● EXERCISE TASK: Your task is to transcribe all of the data below exactly, omitting the images.

● SUPPLIED INFORMATION:
------------

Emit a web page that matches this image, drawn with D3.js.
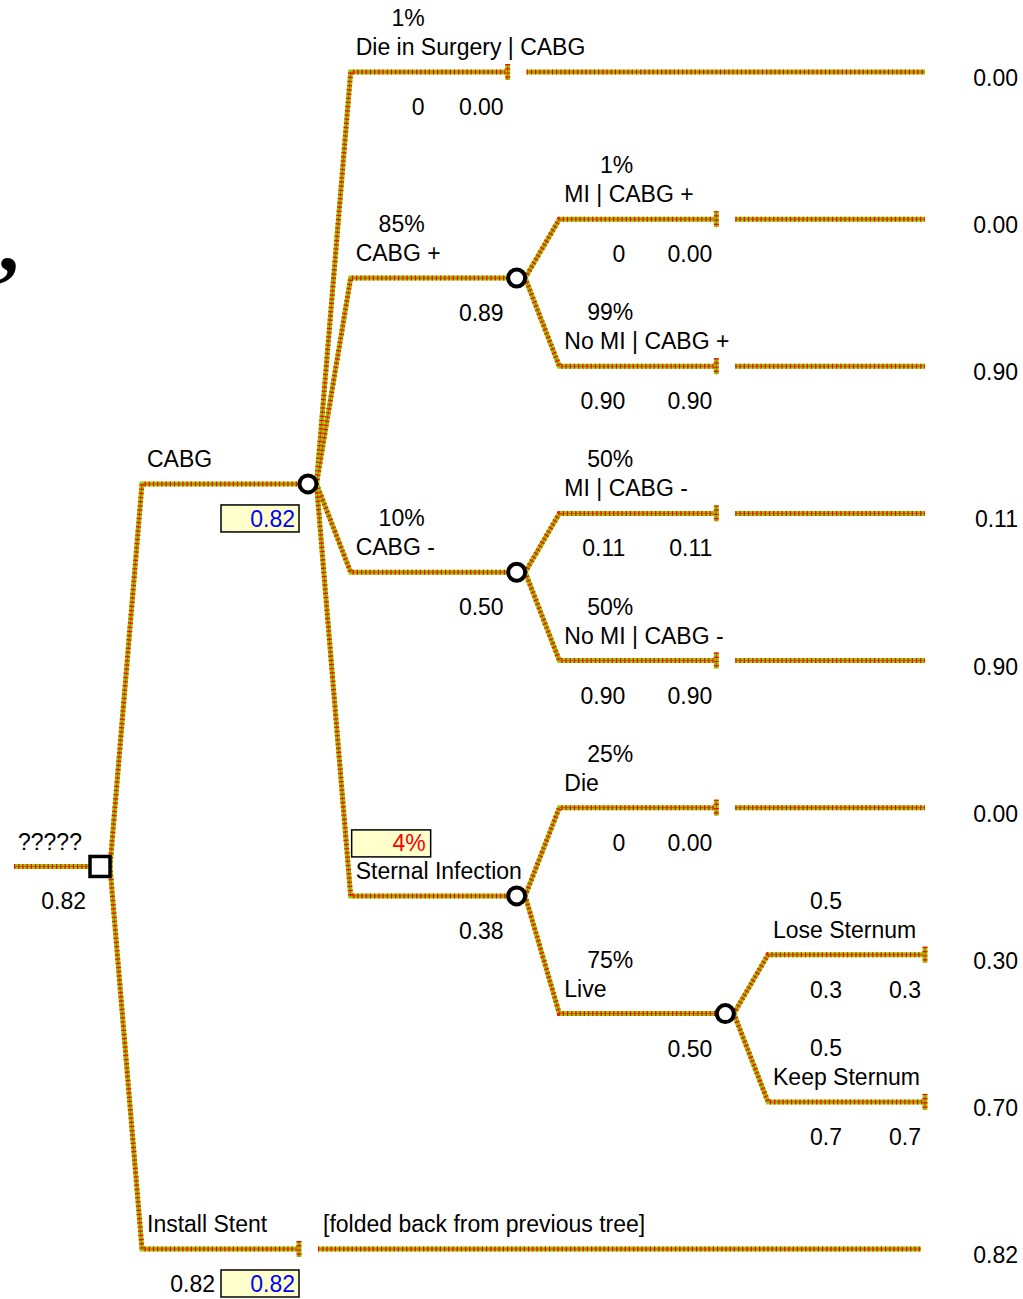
<!DOCTYPE html>
<html>
<head>
<meta charset="utf-8">
<script src="https://cdn.jsdelivr.net/npm/d3@7"></script>
<style>
  body { margin: 0; background: #fff; }
  svg { display: block; }
  text { font-family: "Liberation Sans", Arial, sans-serif; font-size: 23px; fill: #000; }
</style>
</head>
<body>
<svg id="chart" width="1023" height="1299"></svg>
<script>
// ---- data ----
const nodeIds     = ["root", "cabg", "dieSurg", "cabgPlus", "miPlus", "noMiPlus", "cabgMinus", "miMinus", "noMiMinus", "sternal", "die", "live", "lose", "keep", "stent"];
const nodeParents = ["",     "root", "cabg",    "cabg",     "cabgPlus", "cabgPlus", "cabg",    "cabgMinus", "cabgMinus", "cabg",  "sternal", "sternal", "live", "live", "root"];
const nodeNames   = ["?????", "CABG", "Die in Surgery | CABG", "CABG +", "MI | CABG +", "No MI | CABG +", "CABG -", "MI | CABG -", "No MI | CABG -", "Sternal Infection", "Die", "Live", "Lose Sternum", "Keep Sternum", "Install Stent"];
const nodeProbs   = ["", "", "1%", "85%", "1%", "99%", "10%", "50%", "50%", "4%", "25%", "75%", "0.5", "0.5", ""];
const nodeKinds   = ["decision", "chance", "terminal", "chance", "terminal", "terminal", "chance", "terminal", "terminal", "chance", "terminal", "chance", "terminal", "terminal", "terminal"];
const nodePayoffs = ["", "", "0", "", "0", "0.90", "", "0.11", "0.90", "", "0", "", "0.3", "0.7", "0.82"];
const nodeValues  = ["0.82", "0.82", "0.00", "0.89", "0.00", "0.90", "0.50", "0.11", "0.90", "0.38", "0.00", "0.50", "0.3", "0.7", "0.82"];
const leafResults = { dieSurg: 0.00, miPlus: 0.00, noMiPlus: 0.90, miMinus: 0.11, noMiMinus: 0.90, die: 0.00, lose: 0.30, keep: 0.70, stent: 0.82 };
const boxedProbs  = ["sternal"];
const boxedValues = ["cabg", "stent"];
const leafNotes   = { stent: "[folded back from previous tree]" };

// ---- style ----
const RED = "#ff0000", GREEN = "#99cc00", BOXFILL = "#ffffcc", BLUE = "#0000ff";

const svg = d3.select("#chart");

const table = nodeIds.map((id, i) => ({
  id, parent: nodeParents[i] || null, name: nodeNames[i], prob: nodeProbs[i],
  kind: nodeKinds[i], payoff: nodePayoffs[i], value: nodeValues[i]
}));
const root = d3.stratify().id(d => d.id).parentId(d => d.parent)(table);

// slot layout: leaves evenly spaced, top to bottom
let slot = 0;
root.eachAfter(n => {
  if (!n.children) { n.slot = slot++; }
  else {
    const a = n.children[0].slot, b = n.children[n.children.length - 1].slot;
    n.slot = (a + b) / 2 - (n.depth >= 2 ? 0.1 : 0);
  }
});
const y = d3.scaleLinear().domain([0, slot - 1]).range([72, 1249]);
const xStart = d3.scaleLinear().domain([1, 4]).range([142, 768]);
const NODE_OFF = 166, TICK_OFF = 157, END_X = 925, ROOT_X = 100, R = 8.5;

root.each(n => {
  n.y = y(n.slot);
  if (n.depth === 0) { n.x0 = 14; n.nx = ROOT_X; }
  else { n.x0 = xStart(n.depth); n.nx = n.x0 + NODE_OFF; }
});

const gLines = svg.append("g");
function styledPath(d) {
  gLines.append("path").attr("d", d).attr("fill", "none").attr("stroke", GREEN).attr("stroke-width", 5);
  gLines.append("path").attr("d", d).attr("fill", "none").attr("stroke", RED).attr("stroke-width", 1).attr("stroke-opacity", 0.55);
  gLines.append("path").attr("d", d).attr("fill", "none").attr("stroke", RED).attr("stroke-width", 5).attr("stroke-dasharray", "1.2,3");
}

// root incoming line
styledPath(d3.line()([[14, root.y], [ROOT_X - 9, root.y]]));

root.descendants().forEach(n => {
  if (!n.parent) return;
  const p = n.parent;
  const px = p.nx + (p.data.kind === "decision" ? 10 : R);
  const isLeaf = n.data.kind === "terminal";
  const deepest = n.depth === 4;
  const endX = isLeaf ? (deepest ? END_X : n.x0 + TICK_OFF) : n.nx - R;
  styledPath(d3.line()([[px, p.y], [n.x0, n.y], [endX, n.y]]));
  if (isLeaf) {
    styledPath(d3.line()([[endX, n.y - 8], [endX, n.y + 8]]));
    if (!deepest) {
      const extEnd = n.depth === 1 ? 921 : END_X;
      styledPath(d3.line()([[endX + 19, n.y], [extEnd, n.y]]));
    }
  }
});

// nodes
const gNodes = svg.append("g");
root.descendants().forEach(n => {
  if (n.data.kind === "chance") {
    gNodes.append("circle").attr("cx", n.nx).attr("cy", n.y).attr("r", R)
      .attr("fill", "#fff").attr("stroke", "#000").attr("stroke-width", 4);
  } else if (n.data.kind === "decision") {
    gNodes.append("rect").attr("x", n.nx - 10).attr("y", n.y - 10).attr("width", 20).attr("height", 20)
      .attr("fill", "#fff").attr("stroke", "#000").attr("stroke-width", 3.5);
  }
});

// labels
const gText = svg.append("g");
function txt(x, yy, s, anchor, color) {
  return gText.append("text").attr("x", x).attr("y", yy).attr("text-anchor", anchor || "start")
    .style("fill", color || "#000").text(s);
}
function box(x, yy, w, h) {
  gText.append("rect").attr("x", x).attr("y", yy).attr("width", w).attr("height", h)
    .attr("fill", BOXFILL).attr("stroke", "#000").attr("stroke-width", 1.5);
}
const fmt = d3.format(".2f");

root.descendants().forEach(n => {
  const d = n.data;
  if (n.depth === 0) {
    txt(18, n.y - 16, d.name);
    txt(86, n.y + 43, d.value, "end");
    return;
  }
  const s = n.x0;
  const firstOff = n.depth === 3 ? 66 : 74;
  txt(s + 5, n.y - 17, d.name);
  if (d.prob) {
    if (boxedProbs.includes(d.id)) {
      box(s + 1, n.y - 66, 79, 27);
      txt(s + 75, n.y - 45, d.prob, "end", RED);
    } else {
      txt(s + 74, n.y - 46, d.prob, "end");
    }
  }
  if (boxedValues.includes(d.id)) {
    box(s + 79, n.y + 21, 78, 27);
    txt(s + 153, n.y + 43, d.value, "end", BLUE);
    if (d.payoff) txt(s + firstOff - 1, n.y + 43, d.payoff, "end");
  } else if (d.kind === "terminal") {
    txt(s + firstOff, n.y + 43, d.payoff, "end");
    txt(s + 153, n.y + 43, d.value, "end");
  } else {
    txt(s + 153, n.y + 43, d.value, "end");
  }
  if (leafNotes[d.id]) txt(323, n.y - 17, leafNotes[d.id]);
  if (d.kind === "terminal") txt(1018, n.y + 14, fmt(leafResults[d.id]), "end");
});

// stray glyph at the left edge
gText.append("text").attr("x", -2).attr("y", 270)
  .style("font-family", "'Liberation Serif', serif").style("font-size", "84px").style("font-weight", "bold").text(",");
</script>
</body>
</html>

------------

● CORRECT OUTPUT:
Emit a web page that matches this image, drawn with D3.js.
<!DOCTYPE html>
<html>
<head>
<meta charset="utf-8">
<script src="https://cdn.jsdelivr.net/npm/d3@7"></script>
<style>
  body { margin: 0; background: #fff; }
  svg { display: block; }
  text { font-family: "Liberation Sans", Arial, sans-serif; font-size: 23px; fill: #000; }
</style>
</head>
<body>
<svg id="chart" width="1023" height="1299"></svg>
<script>
// ---- data ----
const nodeIds     = ["root", "cabg", "dieSurg", "cabgPlus", "miPlus", "noMiPlus", "cabgMinus", "miMinus", "noMiMinus", "sternal", "die", "live", "lose", "keep", "stent"];
const nodeParents = ["",     "root", "cabg",    "cabg",     "cabgPlus", "cabgPlus", "cabg",    "cabgMinus", "cabgMinus", "cabg",  "sternal", "sternal", "live", "live", "root"];
const nodeNames   = ["?????", "CABG", "Die in Surgery | CABG", "CABG +", "MI | CABG +", "No MI | CABG +", "CABG -", "MI | CABG -", "No MI | CABG -", "Sternal Infection", "Die", "Live", "Lose Sternum", "Keep Sternum", "Install Stent"];
const nodeProbs   = ["", "", "1%", "85%", "1%", "99%", "10%", "50%", "50%", "4%", "25%", "75%", "0.5", "0.5", ""];
const nodeKinds   = ["decision", "chance", "terminal", "chance", "terminal", "terminal", "chance", "terminal", "terminal", "chance", "terminal", "chance", "terminal", "terminal", "terminal"];
const nodePayoffs = ["", "", "0", "", "0", "0.90", "", "0.11", "0.90", "", "0", "", "0.3", "0.7", "0.82"];
const nodeValues  = ["0.82", "0.82", "0.00", "0.89", "0.00", "0.90", "0.50", "0.11", "0.90", "0.38", "0.00", "0.50", "0.3", "0.7", "0.82"];
const leafResults = { dieSurg: 0.00, miPlus: 0.00, noMiPlus: 0.90, miMinus: 0.11, noMiMinus: 0.90, die: 0.00, lose: 0.30, keep: 0.70, stent: 0.82 };
const boxedProbs  = ["sternal"];
const boxedValues = ["cabg", "stent"];
const leafNotes   = { stent: "[folded back from previous tree]" };

// ---- style ----
const RED = "#ff0000", GREEN = "#99cc00", BOXFILL = "#ffffcc", BLUE = "#0000ff";

const svg = d3.select("#chart");

const table = nodeIds.map((id, i) => ({
  id, parent: nodeParents[i] || null, name: nodeNames[i], prob: nodeProbs[i],
  kind: nodeKinds[i], payoff: nodePayoffs[i], value: nodeValues[i]
}));
const root = d3.stratify().id(d => d.id).parentId(d => d.parent)(table);

// slot layout: leaves evenly spaced, top to bottom
let slot = 0;
root.eachAfter(n => {
  if (!n.children) { n.slot = slot++; }
  else {
    const a = n.children[0].slot, b = n.children[n.children.length - 1].slot;
    n.slot = (a + b) / 2 - (n.depth >= 2 ? 0.1 : 0);
  }
});
const y = d3.scaleLinear().domain([0, slot - 1]).range([72, 1249]);
const xStart = d3.scaleLinear().domain([1, 4]).range([142, 768]);
const NODE_OFF = 166, TICK_OFF = 157, END_X = 925, ROOT_X = 100, R = 8.5;

root.each(n => {
  n.y = y(n.slot);
  if (n.depth === 0) { n.x0 = 14; n.nx = ROOT_X; }
  else { n.x0 = xStart(n.depth); n.nx = n.x0 + NODE_OFF; }
});

const gLines = svg.append("g");
function styledPath(d) {
  gLines.append("path").attr("d", d).attr("fill", "none").attr("stroke", GREEN).attr("stroke-width", 5);
  gLines.append("path").attr("d", d).attr("fill", "none").attr("stroke", RED).attr("stroke-width", 1).attr("stroke-opacity", 0.55);
  gLines.append("path").attr("d", d).attr("fill", "none").attr("stroke", RED).attr("stroke-width", 5).attr("stroke-dasharray", "1.2,3");
}

// root incoming line
styledPath(d3.line()([[14, root.y], [ROOT_X - 9, root.y]]));

root.descendants().forEach(n => {
  if (!n.parent) return;
  const p = n.parent;
  const px = p.nx + (p.data.kind === "decision" ? 10 : R);
  const isLeaf = n.data.kind === "terminal";
  const deepest = n.depth === 4;
  const endX = isLeaf ? (deepest ? END_X : n.x0 + TICK_OFF) : n.nx - R;
  styledPath(d3.line()([[px, p.y], [n.x0, n.y], [endX, n.y]]));
  if (isLeaf) {
    styledPath(d3.line()([[endX, n.y - 8], [endX, n.y + 8]]));
    if (!deepest) {
      const extEnd = n.depth === 1 ? 921 : END_X;
      styledPath(d3.line()([[endX + 19, n.y], [extEnd, n.y]]));
    }
  }
});

// nodes
const gNodes = svg.append("g");
root.descendants().forEach(n => {
  if (n.data.kind === "chance") {
    gNodes.append("circle").attr("cx", n.nx).attr("cy", n.y).attr("r", R)
      .attr("fill", "#fff").attr("stroke", "#000").attr("stroke-width", 4);
  } else if (n.data.kind === "decision") {
    gNodes.append("rect").attr("x", n.nx - 10).attr("y", n.y - 10).attr("width", 20).attr("height", 20)
      .attr("fill", "#fff").attr("stroke", "#000").attr("stroke-width", 3.5);
  }
});

// labels
const gText = svg.append("g");
function txt(x, yy, s, anchor, color) {
  return gText.append("text").attr("x", x).attr("y", yy).attr("text-anchor", anchor || "start")
    .style("fill", color || "#000").text(s);
}
function box(x, yy, w, h) {
  gText.append("rect").attr("x", x).attr("y", yy).attr("width", w).attr("height", h)
    .attr("fill", BOXFILL).attr("stroke", "#000").attr("stroke-width", 1.5);
}
const fmt = d3.format(".2f");

root.descendants().forEach(n => {
  const d = n.data;
  if (n.depth === 0) {
    txt(18, n.y - 16, d.name);
    txt(86, n.y + 43, d.value, "end");
    return;
  }
  const s = n.x0;
  const firstOff = n.depth === 3 ? 66 : 74;
  txt(s + 5, n.y - 17, d.name);
  if (d.prob) {
    if (boxedProbs.includes(d.id)) {
      box(s + 1, n.y - 66, 79, 27);
      txt(s + 75, n.y - 45, d.prob, "end", RED);
    } else {
      txt(s + 74, n.y - 46, d.prob, "end");
    }
  }
  if (boxedValues.includes(d.id)) {
    box(s + 79, n.y + 21, 78, 27);
    txt(s + 153, n.y + 43, d.value, "end", BLUE);
    if (d.payoff) txt(s + firstOff - 1, n.y + 43, d.payoff, "end");
  } else if (d.kind === "terminal") {
    txt(s + firstOff, n.y + 43, d.payoff, "end");
    txt(s + 153, n.y + 43, d.value, "end");
  } else {
    txt(s + 153, n.y + 43, d.value, "end");
  }
  if (leafNotes[d.id]) txt(323, n.y - 17, leafNotes[d.id]);
  if (d.kind === "terminal") txt(1018, n.y + 14, fmt(leafResults[d.id]), "end");
});

// stray glyph at the left edge
gText.append("text").attr("x", -2).attr("y", 270)
  .style("font-family", "'Liberation Serif', serif").style("font-size", "84px").style("font-weight", "bold").text(",");
</script>
</body>
</html>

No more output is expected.